Freedom, not climate, is at risk
A recent Op-Ed piece in the Financial Times by the President of the Czech Republic, Vaclav Klaus caught my eye recently:
“As someone who lived under communism for most of his life, I feel obliged to say that I see the biggest threat to freedom, democracy, the market economy and prosperity now in ambitious environmentalism, not in communism”
The article goes on to say:
“The environmentalists ask for immediate political action because they do not believe in the long-term positive impact of economic growth and ignore both the technological progress that future generations will undoubtedly enjoy, and the proven fact that the higher the wealth of society, the higher is the quality of the environment”
More self-appointed expertise:
“Does it make any sense to speak about warming of the Earth when we see it in the context of the evolution of our planet over hundreds of millions of years? Every child is taught at school about temperature variations, about the ice ages, about the much warmer climate in the Middle Ages. All of us have noticed that even during our life-time temperature changes occur (in both directions)”
Klaus summarises his article by offering the following:
As a witness to today’s worldwide debate on climate change, I suggest the following:
- Small climate changes do not demand far-reaching restrictive measures
- Any suppression of freedom and democracy should be avoided
- Instead of organising people from above, let us allow everyone to live as he wants
- Let us resist the politicisation of science and oppose the term “scientific consensus”, which is always achieved only by a loud minority, never by a silent majority
- Instead of speaking about “the environment”, let us be attentive to it in our personal behaviour
- Let us be humble but confident in the spontaneous evolution of human society. Let us trust its rationality and not try to slow it down or divert it in any direction
- Let us not scare ourselves with catastrophic forecasts, or use them to defend and promote irrational interventions in human lives.
I suppose that someone who has lived under totalitarian rule might be expected to respond this way. I understand and am sympathetic to that, and we are in agreement that “Any suppression of freedom and democracy should be avoided”. However, the hysterical rhetoric about this being “biggest threat to freedom, democracy, the market economy and prosperity” falls with a dull incredulous thud on the table.

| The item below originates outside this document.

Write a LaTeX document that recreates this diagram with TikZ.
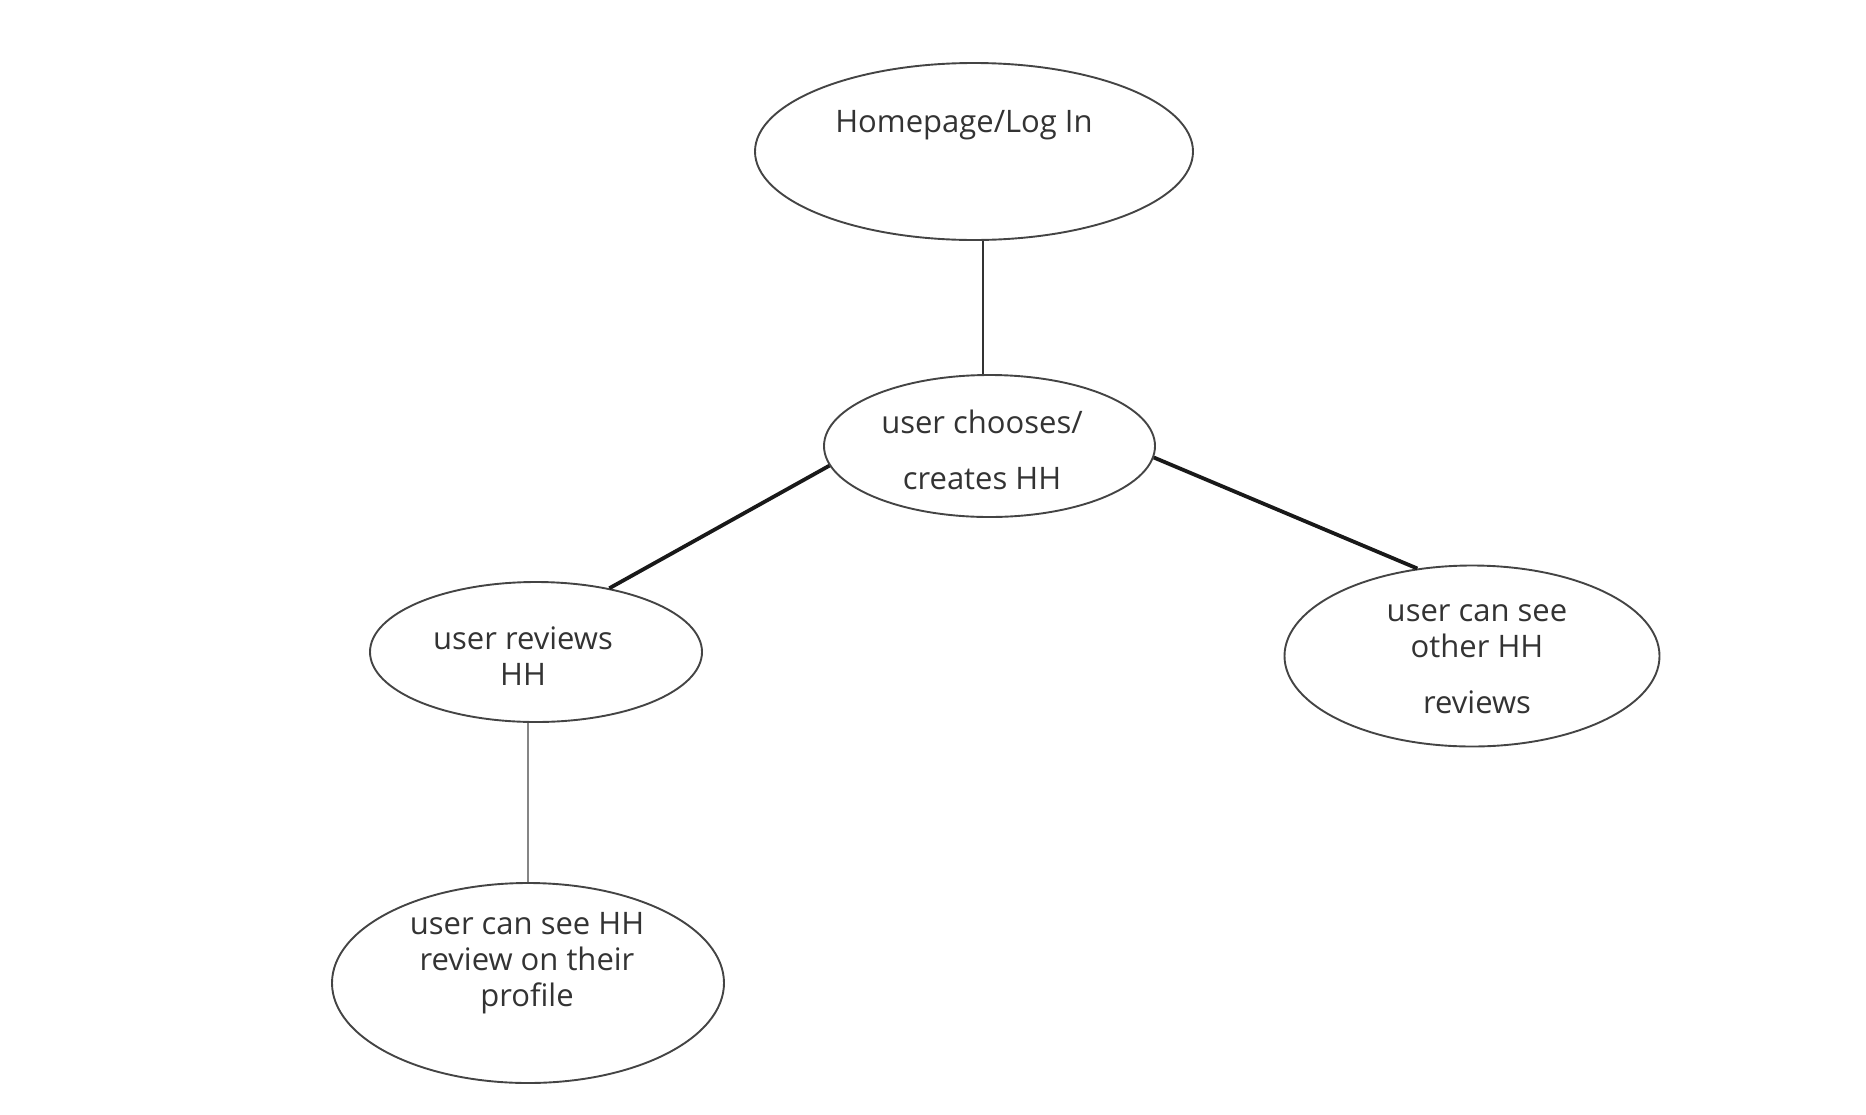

Who said that it was about being directed from above? Who said it was about giving up choice? Surely part of the solution is being able to choose – something might charge against so-called special interests (i.e. the fossil fuel lobby) who spend millions to dissuade us from what would otherwise be the most sensible pathway. Perhaps Mr. President should shelve his hysteria and realize how few freedoms we might have in an overheated world short of water, natural ecosystems and economic wealth.